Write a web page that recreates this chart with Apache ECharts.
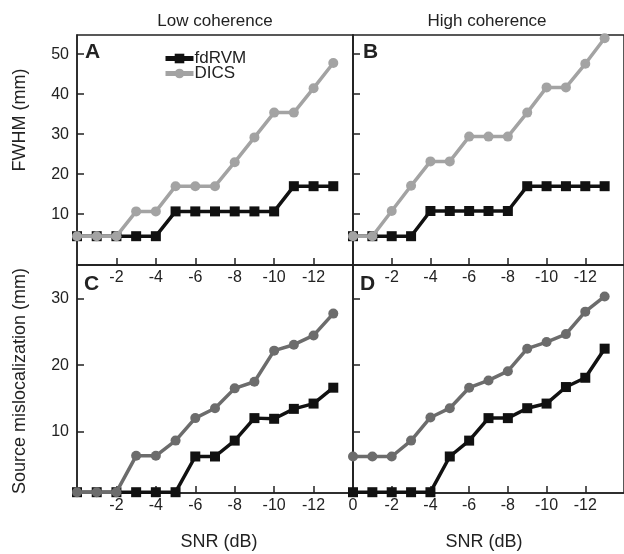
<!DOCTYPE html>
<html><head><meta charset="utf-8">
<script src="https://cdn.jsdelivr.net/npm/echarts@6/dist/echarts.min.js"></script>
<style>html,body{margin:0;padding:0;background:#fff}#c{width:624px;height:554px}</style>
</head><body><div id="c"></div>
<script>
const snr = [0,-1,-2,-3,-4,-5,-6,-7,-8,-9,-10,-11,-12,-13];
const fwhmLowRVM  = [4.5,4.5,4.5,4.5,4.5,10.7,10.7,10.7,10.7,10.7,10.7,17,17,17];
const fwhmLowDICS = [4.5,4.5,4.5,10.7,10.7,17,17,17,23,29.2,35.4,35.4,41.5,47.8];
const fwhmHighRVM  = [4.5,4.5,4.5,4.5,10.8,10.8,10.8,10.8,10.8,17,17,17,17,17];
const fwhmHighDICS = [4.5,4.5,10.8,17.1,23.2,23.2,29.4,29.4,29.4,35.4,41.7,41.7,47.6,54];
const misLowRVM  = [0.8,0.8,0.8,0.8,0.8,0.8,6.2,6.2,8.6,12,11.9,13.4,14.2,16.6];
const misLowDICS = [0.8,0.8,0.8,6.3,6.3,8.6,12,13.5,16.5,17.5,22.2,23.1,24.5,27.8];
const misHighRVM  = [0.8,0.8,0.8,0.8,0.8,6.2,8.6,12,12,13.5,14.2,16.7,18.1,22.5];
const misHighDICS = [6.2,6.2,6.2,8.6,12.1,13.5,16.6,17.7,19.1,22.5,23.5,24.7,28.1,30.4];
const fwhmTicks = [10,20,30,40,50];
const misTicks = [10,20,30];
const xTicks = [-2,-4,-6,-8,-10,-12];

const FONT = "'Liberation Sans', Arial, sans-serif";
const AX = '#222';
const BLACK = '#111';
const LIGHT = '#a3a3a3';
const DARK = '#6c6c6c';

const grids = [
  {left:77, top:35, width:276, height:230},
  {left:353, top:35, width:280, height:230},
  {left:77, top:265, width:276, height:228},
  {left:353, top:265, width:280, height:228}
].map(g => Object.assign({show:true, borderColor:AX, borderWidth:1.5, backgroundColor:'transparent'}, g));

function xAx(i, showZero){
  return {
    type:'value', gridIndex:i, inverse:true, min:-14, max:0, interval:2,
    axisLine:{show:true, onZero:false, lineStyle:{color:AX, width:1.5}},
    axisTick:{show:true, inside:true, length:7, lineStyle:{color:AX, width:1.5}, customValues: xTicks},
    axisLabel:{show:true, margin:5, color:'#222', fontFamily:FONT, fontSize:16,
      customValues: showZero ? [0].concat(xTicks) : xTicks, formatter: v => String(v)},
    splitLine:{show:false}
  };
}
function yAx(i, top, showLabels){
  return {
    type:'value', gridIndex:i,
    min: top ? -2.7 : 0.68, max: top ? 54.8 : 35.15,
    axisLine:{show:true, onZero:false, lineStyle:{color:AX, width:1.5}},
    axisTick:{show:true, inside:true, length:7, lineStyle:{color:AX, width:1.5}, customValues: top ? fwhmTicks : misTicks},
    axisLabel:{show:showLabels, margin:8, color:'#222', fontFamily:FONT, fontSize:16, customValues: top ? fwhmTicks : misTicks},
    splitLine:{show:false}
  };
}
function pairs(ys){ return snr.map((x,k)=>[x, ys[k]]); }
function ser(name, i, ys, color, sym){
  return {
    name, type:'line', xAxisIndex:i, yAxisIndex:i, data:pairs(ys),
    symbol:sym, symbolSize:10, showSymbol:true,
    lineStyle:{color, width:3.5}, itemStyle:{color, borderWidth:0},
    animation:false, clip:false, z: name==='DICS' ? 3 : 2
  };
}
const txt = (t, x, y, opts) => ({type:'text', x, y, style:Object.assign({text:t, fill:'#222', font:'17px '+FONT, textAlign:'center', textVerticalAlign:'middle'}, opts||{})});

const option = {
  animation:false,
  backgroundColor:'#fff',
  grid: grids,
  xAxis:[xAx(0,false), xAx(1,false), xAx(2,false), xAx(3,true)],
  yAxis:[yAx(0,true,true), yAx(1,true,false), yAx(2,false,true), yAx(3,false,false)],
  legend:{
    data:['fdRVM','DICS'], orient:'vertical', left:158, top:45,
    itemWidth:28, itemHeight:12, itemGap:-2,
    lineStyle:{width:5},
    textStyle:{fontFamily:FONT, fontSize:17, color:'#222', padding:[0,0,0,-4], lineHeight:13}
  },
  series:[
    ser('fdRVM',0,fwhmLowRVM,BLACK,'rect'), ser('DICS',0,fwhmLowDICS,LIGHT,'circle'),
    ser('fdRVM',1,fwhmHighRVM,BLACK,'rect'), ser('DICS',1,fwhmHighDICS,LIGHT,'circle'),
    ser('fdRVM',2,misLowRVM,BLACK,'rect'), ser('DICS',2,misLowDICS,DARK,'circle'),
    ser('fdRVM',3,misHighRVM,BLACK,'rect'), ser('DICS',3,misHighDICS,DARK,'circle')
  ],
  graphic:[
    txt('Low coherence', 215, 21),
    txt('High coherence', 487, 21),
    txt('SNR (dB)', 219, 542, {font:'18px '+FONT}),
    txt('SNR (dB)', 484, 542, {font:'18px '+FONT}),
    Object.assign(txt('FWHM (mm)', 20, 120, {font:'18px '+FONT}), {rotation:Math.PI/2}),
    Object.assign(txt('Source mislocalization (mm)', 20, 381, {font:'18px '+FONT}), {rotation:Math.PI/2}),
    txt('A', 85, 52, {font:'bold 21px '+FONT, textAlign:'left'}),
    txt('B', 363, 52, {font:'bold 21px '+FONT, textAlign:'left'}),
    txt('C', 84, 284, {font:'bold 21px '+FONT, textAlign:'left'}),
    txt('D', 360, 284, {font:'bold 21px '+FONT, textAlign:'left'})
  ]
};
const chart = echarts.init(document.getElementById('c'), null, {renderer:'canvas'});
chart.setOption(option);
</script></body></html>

Problem description »
Begin at the first line of the data above and repeat each line exactly, stopping after the line containing "const DARK = '#6c6c6c';". Omit the pictures.

Right answer »
Write a web page that recreates this chart with Apache ECharts.
<!DOCTYPE html>
<html><head><meta charset="utf-8">
<script src="https://cdn.jsdelivr.net/npm/echarts@6/dist/echarts.min.js"></script>
<style>html,body{margin:0;padding:0;background:#fff}#c{width:624px;height:554px}</style>
</head><body><div id="c"></div>
<script>
const snr = [0,-1,-2,-3,-4,-5,-6,-7,-8,-9,-10,-11,-12,-13];
const fwhmLowRVM  = [4.5,4.5,4.5,4.5,4.5,10.7,10.7,10.7,10.7,10.7,10.7,17,17,17];
const fwhmLowDICS = [4.5,4.5,4.5,10.7,10.7,17,17,17,23,29.2,35.4,35.4,41.5,47.8];
const fwhmHighRVM  = [4.5,4.5,4.5,4.5,10.8,10.8,10.8,10.8,10.8,17,17,17,17,17];
const fwhmHighDICS = [4.5,4.5,10.8,17.1,23.2,23.2,29.4,29.4,29.4,35.4,41.7,41.7,47.6,54];
const misLowRVM  = [0.8,0.8,0.8,0.8,0.8,0.8,6.2,6.2,8.6,12,11.9,13.4,14.2,16.6];
const misLowDICS = [0.8,0.8,0.8,6.3,6.3,8.6,12,13.5,16.5,17.5,22.2,23.1,24.5,27.8];
const misHighRVM  = [0.8,0.8,0.8,0.8,0.8,6.2,8.6,12,12,13.5,14.2,16.7,18.1,22.5];
const misHighDICS = [6.2,6.2,6.2,8.6,12.1,13.5,16.6,17.7,19.1,22.5,23.5,24.7,28.1,30.4];
const fwhmTicks = [10,20,30,40,50];
const misTicks = [10,20,30];
const xTicks = [-2,-4,-6,-8,-10,-12];

const FONT = "'Liberation Sans', Arial, sans-serif";
const AX = '#222';
const BLACK = '#111';
const LIGHT = '#a3a3a3';
const DARK = '#6c6c6c';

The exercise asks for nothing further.